De Daft Punk à Johnny

Électron libre, Hervé bute même contre le système scolaire. À 16 ans, il quitte le lycée et commence à travailler.J’ai fait des ménages, bossé dans le bâtiment, la restauration…” Il passe quand même son bac, en élève libre -“Du côté de ma mère, j’étais le premier à l’avoir. C’était important.” Mais son ambition est bien de devenir musicien. Alors, il se débrouille. Il avance en complet autodidacte, du genre obsessionnel. Même s’il ne connaît personne dans le milieu -“mais de toutes façons, qui contacter à partir du moment où je ne savais pas trop moi-même où j’allais?

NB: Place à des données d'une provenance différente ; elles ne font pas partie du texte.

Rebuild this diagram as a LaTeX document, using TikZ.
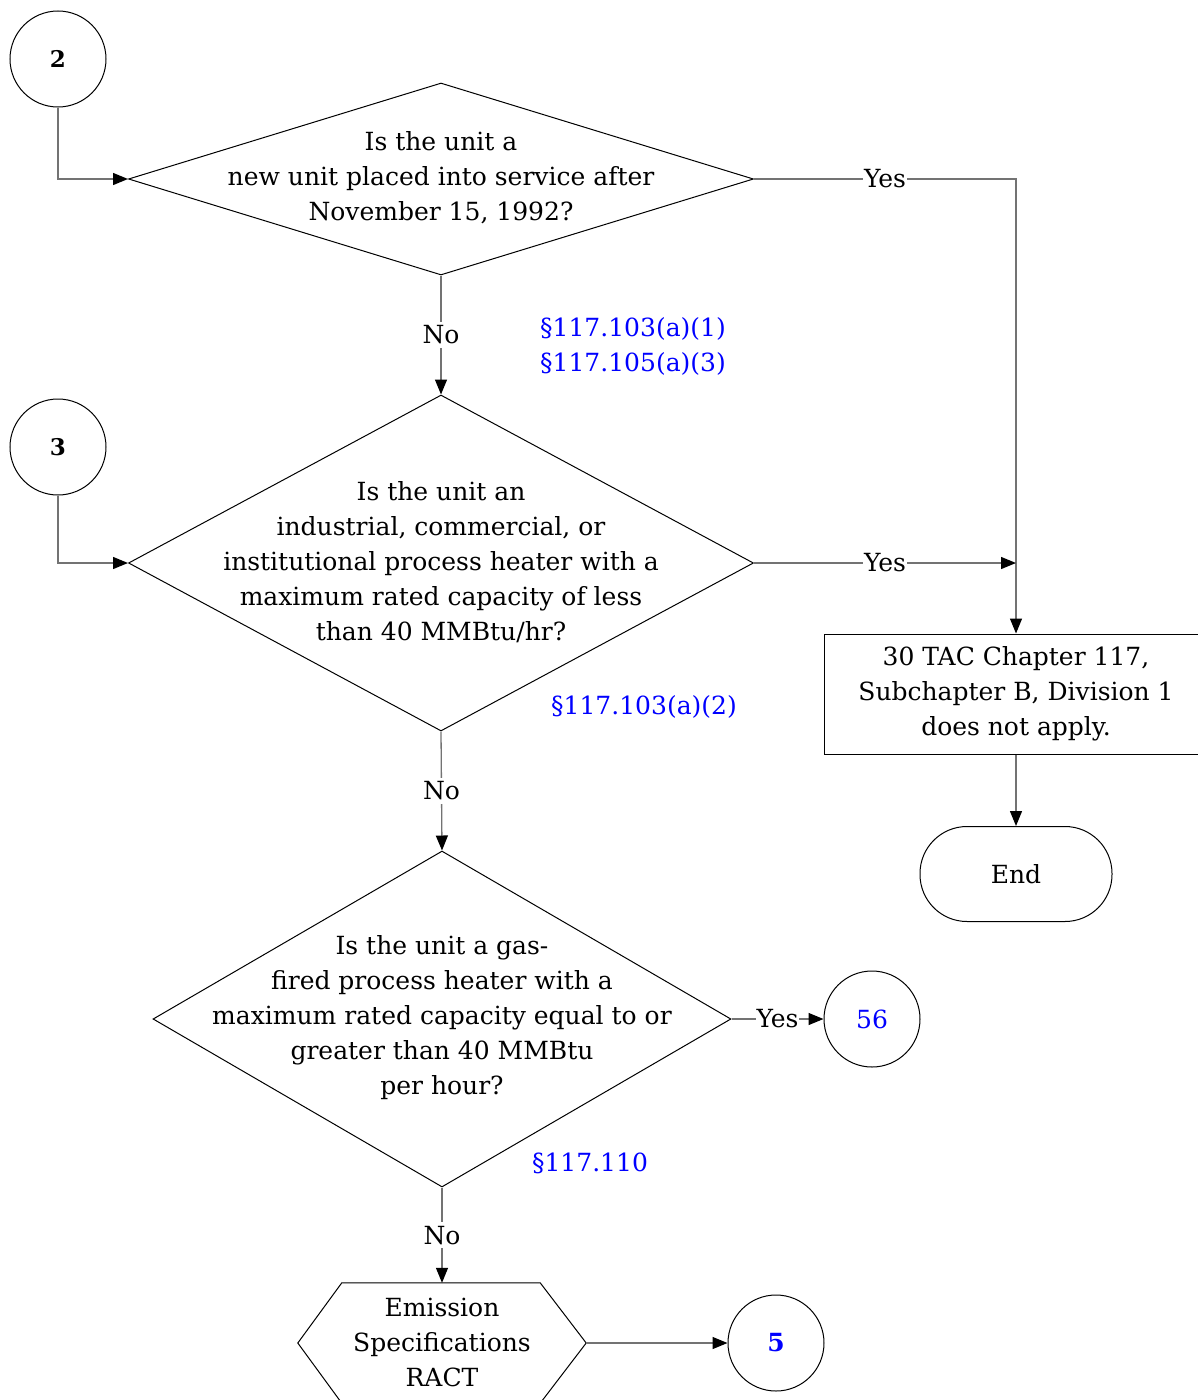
\documentclass[tikz,border=0pt]{standalone}
\usepackage{fontspec}
\setmainfont{DejaVu Serif}
\usetikzlibrary{shapes.geometric,arrows.meta}
\begin{document}
\begin{tikzpicture}[x=1pt,y=-1pt,
  shp/.style={draw=black, line width=1pt, fill=white},
  conn/.style={draw=black!55, line width=1.3pt},
  arr/.style={conn, -{Triangle[length=15pt,width=12pt,color=black]}},
  txt/.style={font=\fontsize{25}{35}\selectfont, align=center, inner sep=0pt},
  lbl/.style={txt, fill=white, inner xsep=1pt, inner ysep=4pt},
  refs/.style={txt, text=blue},
  dia/.style={shp, diamond, inner sep=0pt},
  circ/.style={shp, circle, minimum size=96pt, inner sep=0pt}
]
\useasboundingbox (0,0) rectangle (1197,1400);

% connectors (circles)
\node[circ, font=\fontsize{23}{27}\selectfont\bfseries] (c2) at (58,59) {2};
\node[circ, font=\fontsize{23}{27}\selectfont\bfseries] (c3) at (58,447) {3};

% diamonds
\node[dia, minimum width=625pt, minimum height=192pt] (d1) at (441,179) {};
\node[txt] (t1) at (441,178) {Is the unit a\\new unit placed into service after\\November 15, 1992?};

\node[dia, minimum width=625pt, minimum height=336pt] (d2) at (441,563) {};
\node[txt] (t2) at (441,562) {Is the unit an\\industrial, commercial, or\\institutional process heater with a\\maximum rated capacity of less\\than 40 MMBtu/hr?};

\node[dia, minimum width=578pt, minimum height=336pt] (d3) at (442,1019) {};
\node[txt] (t3) at (442,1018) {Is the unit a gas-\\fired process heater with a\\maximum rated capacity equal to or\\greater than 40 MMBtu\\per hour?};

% result box and terminator
\node[shp, rectangle, minimum width=384pt, minimum height=120pt, inner sep=0pt] (box) at (1016,694) {};
\node[txt] (tb) at (1016,694) {30 TAC Chapter 117,\\Subchapter B, Division 1\\does not apply.};
\node[shp, rectangle, rounded corners=47pt, minimum width=192pt, minimum height=95pt, txt] (end) at (1016,874) {End};

\node[circ, text=blue, font=\fontsize{25}{30}\selectfont] (c56) at (872,1019) {56};
\node[circ, text=blue, font=\fontsize{25}{30}\selectfont\bfseries] (c5) at (776,1343) {5};

% hexagon
\node[minimum width=288pt, minimum height=120pt, inner sep=0pt] (hex) at (442,1343) {};
\draw[shp] (hex.west) -- ([xshift=44pt]hex.north west) -- ([xshift=-46pt]hex.north east)
  -- (hex.east) -- ([xshift=-46pt]hex.south east) -- ([xshift=44pt]hex.south west) -- cycle;
\node[txt] (th) at (442,1342) {Emission\\Specifications\\RACT};

% reference notes
\node[refs] (r1) at (633,346) {§117.103(a)(1)\\§117.105(a)(3)};
\node[refs] (r2) at (644,707) {§117.103(a)(2)};
\node[refs] (r3) at (590,1163) {§117.110};

% edges
\draw[arr] (c2.south) |- (d1.west);
\draw[arr] (c3.south) |- (d2.west);
\draw[arr] (d1.east) -- node[lbl] {Yes} (d1.east -| box.north) -- (box.north);
\draw[arr] (d2.east) -- node[lbl] {Yes} (d2.east -| box.north);
\draw[arr] (d1.south) -- node[lbl] {No} (d2.north);
\draw[arr] (d2.south) -- node[lbl] {No} (d3.north);
\draw[arr] (d3.east) -- node[lbl] {Yes} (c56.west);
\draw[arr] (d3.south) -- node[lbl] {No} (hex.north);
\draw[arr] (hex.east) -- (c5.west);
\draw[arr] (box.south) -- (end.north);
\end{tikzpicture}
\end{document}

Au bout d’un moment, il lance un premier duo -Postaal- et commence à placer des mélodies -notamment pour… Johnny Hallyday. Aujourd’hui, il gère sa propre embarcation. Que l’on devine houleuse, mais toujours lumineuse. “L’album n’est pas sombre. Je dis des choses parfois dures. Mais c’est juste un fait. Je vis avec ça, ce sont mes fantômes. C’est dans mon caractère de me dire que tout ira mieux demain. Et puis, si je n’avais pas vécu tout ça, je n’aurais peut-être pas la même énergie…

Hervé, Intérieur vie, distribué par Romance Musique. ***1/2
En concert le 22/07 aux Francos de Spa et le 23/11 à l’AB (Bruxelles).